In his press conference held today after the Chilcot Report was published, Blair went back over and over again to the theme of 'not abandoning America in its time of need'. He brought up September 11th gratuitously, but failed to ever explain what possible relevance it had to the Iraq War. America had been attacked, he said, and the UK had to stand by its side no matter what.
Let's recall that it wasn't only Blair that was in favour of this unquestioning alliance. The entirety of the Conservative Party supported joining the US in the invasion, as did most of the Labour Party. The only party in the Parliament that opposed the war was the Liberal Democrats (a fact many seem to have forgotten today).
It it a coincidence that the Liberal Democrats are also the UK's most pro-EU party? I think not.
The UK's political elite have for decades favoured an Atlanticist political and economic orientation, siding with America over continental Europe during the Cold War and after. This was evident in the incredible maneuvering against France at the UN detailed by the report unveiled today.

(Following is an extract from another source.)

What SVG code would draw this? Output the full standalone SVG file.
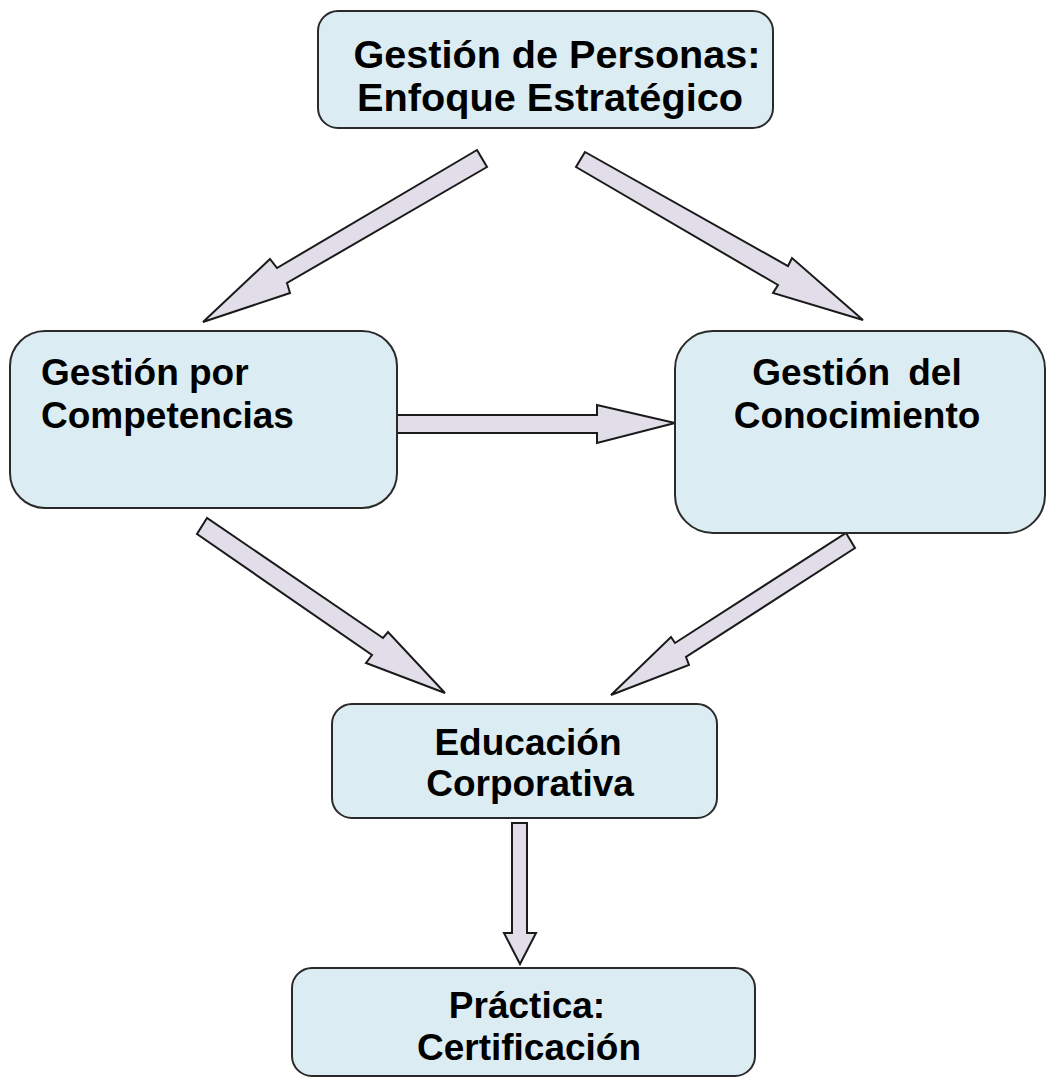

Both France and Germany opposed the war, a position for which they were notoriously derided as "old Europe" by US Defense Secretary Donald Rumsfeld.
The correspondence between the UK and US governments in the run-up to the war paints France as the enemy, and discusses ways to overcome their veto of the invasion in the UN security council.
Blair's Atlanticist conversion
It was Blair, ironically, who seemed prepared to take the UK out of its Atlanticist obsession when he became prime minister in 1997. He wanted to make the case for the EU in the UK. He wanted Britain to play a more active role in Brussels and move toward increased European cooperation. He was even prepared to take the UK into the euro (though he later decided against it).
"There are two essential pillars in UK foreign policy: our alliance with the US and our partnership with Europe," said Blair during his press conference today. "We should keep both strong."
But it didn't quite work out that way, did it? Blair dropped one in favour of the other in 2002.
The Iraq War destroyed Blair's European dream. Driven by conviction or necessity, or maybe even a bit of both, Blair stood unflinchingly by Bush's side even as he vilified and alienated the UK's EU partners.
Blair didn't even bother trying to build a united EU foreign policy position on the question of Iraq. Instead he watched as Washington gleefully pursued a 'divide and conquer' diplomatic strategy in Europe, buying off shameless centre-right leaders from Spain to Italy to Poland for their nominal support (something made easy when those countries didn't have to contribute any troops or money).
After this there was no hope for Blair to pursue his ambitions to make Europe a stronger, more united place. Like Mr Hyde trampling on the work of Dr Jekyll by night, Atlanticist Blair systematically destroyed all the bridge-building done by European Blair. By the time Blair resigned in disgrace four years later, his successor Gordon Brown didn't want to touch Europe with a 10-foot pole.
Before 2003 Blair would have seemed a brilliant choice to be the first 'President of Europe' when such a role was envisioned in 2009. But the Iraq War made that impossible. So instead we ended up with Herman Van Rompuy, a man who was purposefully chosen to belittle the role.
The Iraq War isn't to blame for the current state of the EU, but it certainly didn't help. It caused divisions on the continent which still haven't healed and pushed numerous European countries into a war the citizens did not want. But the war had to be supported because of existing military and diplomatic dependence on America. The lessons from that experience have still not been learnt in Europe.
Of course, Tony Blair is personally responsible for the hundreds of thousands killed in the Iraq War. A member of my extended family was one of them. But I don't focus on individual leaders when I think about who is responsible. We live in democracies. Our societies are responsible. We focus in on our leaders' culpability because it distracts us from our own guilt.
Judging by the outcome of last month's referendum, the UK public doesn't seem to have learnt anything from the Iraq War experience.
Still, they are obsessed with a so-called "special relationship" with America that is more akin to the situation of a vassal state. Still, they take no interest in building a united Europe that could forge its own foreign policy and block military misadventures by the United States or others.
No, it's all Tony Blair's fault. He's a madman.
I've written before about how the Iraq War was one of the reasons I moved to Europe in 2006. Rather than blaming individuals, I thought about how different the situation could have been if there was a united Europe in 2003 that could have prevented this war - a strong union that would make for a better world. I came to Europe with high hopes that such a union was being built. Needless to say, that hope has died.
It died because of people, not because of leaders. Not because of Tony Blair, or George W Bush, or Nigel Farage. It died because people can't see the forest for the trees. They can't think of the big solutions to our societal problems, all they can do is scream "war criminal!" for 13 years while they wait for a report.
So go ahead, send Tony Blair to the docks. But maybe, just maybe, try looking at the bigger picture first.